The conclusion that "schema is more important than architecture" is primarily based on these 8 benchmarks. Whether minimal models like sRGCN remain superior in scenarios with rich natural features requiring heavy transformations is not fully explored.
Future directions: Replace GA with differentiable schema selection (learning \(\alpha, \beta\) end-to-end) or use duality to guide automated structure discovery, reducing dependence on search budgets.
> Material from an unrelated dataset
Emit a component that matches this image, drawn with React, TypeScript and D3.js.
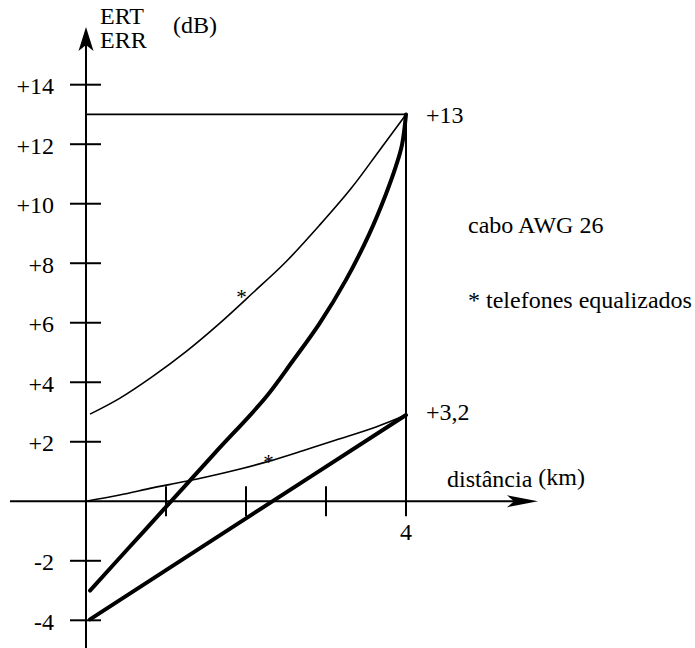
import React from "react";
import * as d3 from "d3";

// y-axis ticks (dB)
const yTicks = [14, 12, 10, 8, 6, 4, 2, -2, -4];
const yTickLabels = ["+14", "+12", "+10", "+8", "+6", "+4", "+2", "-2", "-4"];
// x-axis ticks (km)
const xTicks = [1, 2, 3, 4];
const xTickLabels = ["", "", "", "4"];

// Thin upper curve (telefones equalizados)
const eqUpperKm = [0.05, 0.42, 0.83, 1.25, 1.67, 2.08, 2.5, 2.92, 3.33, 3.67, 4.0];
const eqUpperDb = [2.93, 3.46, 4.19, 5.03, 5.98, 6.99, 8.05, 9.28, 10.57, 11.8, 13.0];

// Thick upper curve
const upperKm = [0.05, 0.55, 1.04, 1.61, 2.24, 2.575, 2.92, 3.25, 3.54, 3.75, 3.875, 3.95, 4.0];
const upperDb = [-3.0, -1.52, -0.07, 1.62, 3.47, 4.68, 5.98, 7.44, 8.98, 10.33, 11.27, 11.98, 13.0];

// Thin lower curve (telefones equalizados)
const eqLowerKm = [0, 0.42, 0.83, 1.04, 1.375, 1.875, 2.29, 2.71, 3.125, 3.625, 4.0];
const eqLowerDb = [0, 0.21, 0.45, 0.56, 0.74, 1.05, 1.35, 1.7, 2.06, 2.5, 2.9];

// Thick lower line
const lowerKm = [0.05, 2.02, 4.0];
const lowerDb = [-3.97, -0.54, 2.9];

const FONT = "Liberation Serif";
const FS = 24;

export default function App() {
  const x = d3.scaleLinear().domain([0, 4]).range([86, 406]);
  const y = d3.scaleLinear().domain([-4, 14]).range([620.3, 84.7]);

  const mk = (xs: number[], ys: number[]) =>
    d3
      .line<number>()
      .x((_, i) => x(xs[i]))
      .y((_, i) => y(ys[i]))
      .curve(d3.curveCatmullRom.alpha(0.5))(xs) || "";

  const x0 = x(0);
  const y0 = y(0);

  return (
    <svg width={695} height={648} style={{ position: "absolute", left: 0, top: 0 }} fontFamily={FONT}>
      <rect width={695} height={648} fill="#fff" />
      {/* y axis */}
      <line x1={x0} y1={648} x2={x0} y2={40} stroke="#000" strokeWidth={2} />
      <path d={`M${x0},27 L${x0 - 7.5},51 L${x0},45 L${x0 + 7.5},51 Z`} fill="#000" />
      {/* x axis */}
      <line x1={10} y1={y0} x2={525} y2={y0} stroke="#000" strokeWidth={2} />
      <path d={`M538,${y0} L507,${y0 - 6} L514,${y0} L507,${y0 + 6} Z`} fill="#000" />

      {/* y ticks */}
      {yTicks.map((t, i) => (
        <g key={t}>
          <line x1={70} x2={101} y1={y(t)} y2={y(t)} stroke="#000" strokeWidth={2} />
          <text x={54} y={y(t) + 9.5} textAnchor="end" fontSize={FS} fontFamily={FONT} fill="#000">
            {yTickLabels[i]}
          </text>
        </g>
      ))}
      {/* x ticks */}
      {xTicks.map((t, i) => (
        <g key={t}>
          <line x1={x(t)} x2={x(t)} y1={y0 - 15} y2={y0 + 15} stroke="#000" strokeWidth={2} />
          <text x={x(t)} y={540} textAnchor="middle" fontSize={FS} fontFamily={FONT} fill="#000">
            {xTickLabels[i]}
          </text>
        </g>
      ))}

      {/* reference lines at +13 */}
      <line x1={x0} x2={x(4)} y1={y(13)} y2={y(13)} stroke="#000" strokeWidth={1.8} />
      <line x1={x(4)} x2={x(4)} y1={y(13)} y2={y0} stroke="#000" strokeWidth={2} />

      {/* curves */}
      <path d={mk(eqUpperKm, eqUpperDb)} fill="none" stroke="#000" strokeWidth={1.6} />
      <path d={mk(eqLowerKm, eqLowerDb)} fill="none" stroke="#000" strokeWidth={1.6} />
      <path d={mk(upperKm, upperDb)} fill="none" stroke="#000" strokeWidth={4} strokeLinecap="round" />
      <path d={mk(lowerKm, lowerDb)} fill="none" stroke="#000" strokeWidth={4} strokeLinecap="round" />

      {/* asterisks */}
      <text x={241.5} y={304} textAnchor="middle" fontSize={21} fontFamily={FONT} fill="#000">*</text>
      <text x={268.5} y={469} textAnchor="middle" fontSize={21} fontFamily={FONT} fill="#000">*</text>

      {/* labels */}
      <text x={100} y={24} fontSize={FS} fontFamily={FONT} fill="#000">ERT</text>
      <text x={100} y={48} fontSize={FS} fontFamily={FONT} fill="#000">ERR</text>
      <text x={173} y={33} fontSize={FS} fontFamily={FONT} fill="#000">(dB)</text>
      <text x={426} y={123} fontSize={FS} fontFamily={FONT} fill="#000">+13</text>
      <text x={426} y={420} fontSize={FS} fontFamily={FONT} fill="#000">+3,2</text>
      <text x={447} y={487} fontSize={FS} fontFamily={FONT} fill="#000">
        distância <tspan dy={-2}>(km)</tspan>
      </text>
      <text x={468} y={233} fontSize={FS} fontFamily={FONT} fill="#000">cabo AWG 26</text>
      <text x={468} y={308} fontSize={FS} fontFamily={FONT} fill="#000">* telefones equalizados</text>
    </svg>
  );
}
vs. Fixed-schema HGNNs (HAN/MAGNN/RGCN/HGT/SimpleHGN/SeHGNN/PSHGCN): These perform stronger message passing (metapaths, relational transforms, attention, pre-computed propagation) on "given schemas." This paper orthogonally points out that schemas themselves are optimizable and interprets these models as first-order approximations of SHGC (differing only in parameter sharing).
vs. Schema Construction (RelBench, Fey et al. 2024): RelBench systematically constructs schemas from relational databases but still relies on database-specific designs, yielding multiple valid variants. This paper uses Atomic HINs to unify ad-hoc practices into a canonical form, turning design into optimizable node/edge selection, covering and generalizing these approaches.
vs. Soft Edge Weights/Differentiable Metapath Selection (GTN/MHGCN/RE-GNN): These learn soft weights on fixed relation sets. This paper performs hard binary selection on a larger set of atomic relations and proves that atomization strictly expands the learnable filter space.

Rating¶

Novelty: ⭐⭐⭐⭐⭐ Elevates schema design from a neglected preprocessing step to an optimizable core dimension using "entity-attribute duality," with a fresh perspective backed by theory.
Experimental Thoroughness: ⭐⭐⭐⭐ Covers 8 datasets, node+link tasks, transferability across 3 HGNNs, and search efficiency analysis, though evidence for massive graph scalability is slightly weaker.
Writing Quality: ⭐⭐⭐⭐⭐ Clear definition/lemma system, RQ-driven experimental organization, and Obs 1-8 explain findings thoroughly.
Value: ⭐⭐⭐⭐⭐ Open-sourcing Atomic HINs, searched schemas, and the framework paves the way for fair benchmarking and schema-aware learning, carrying methodological significance for the community.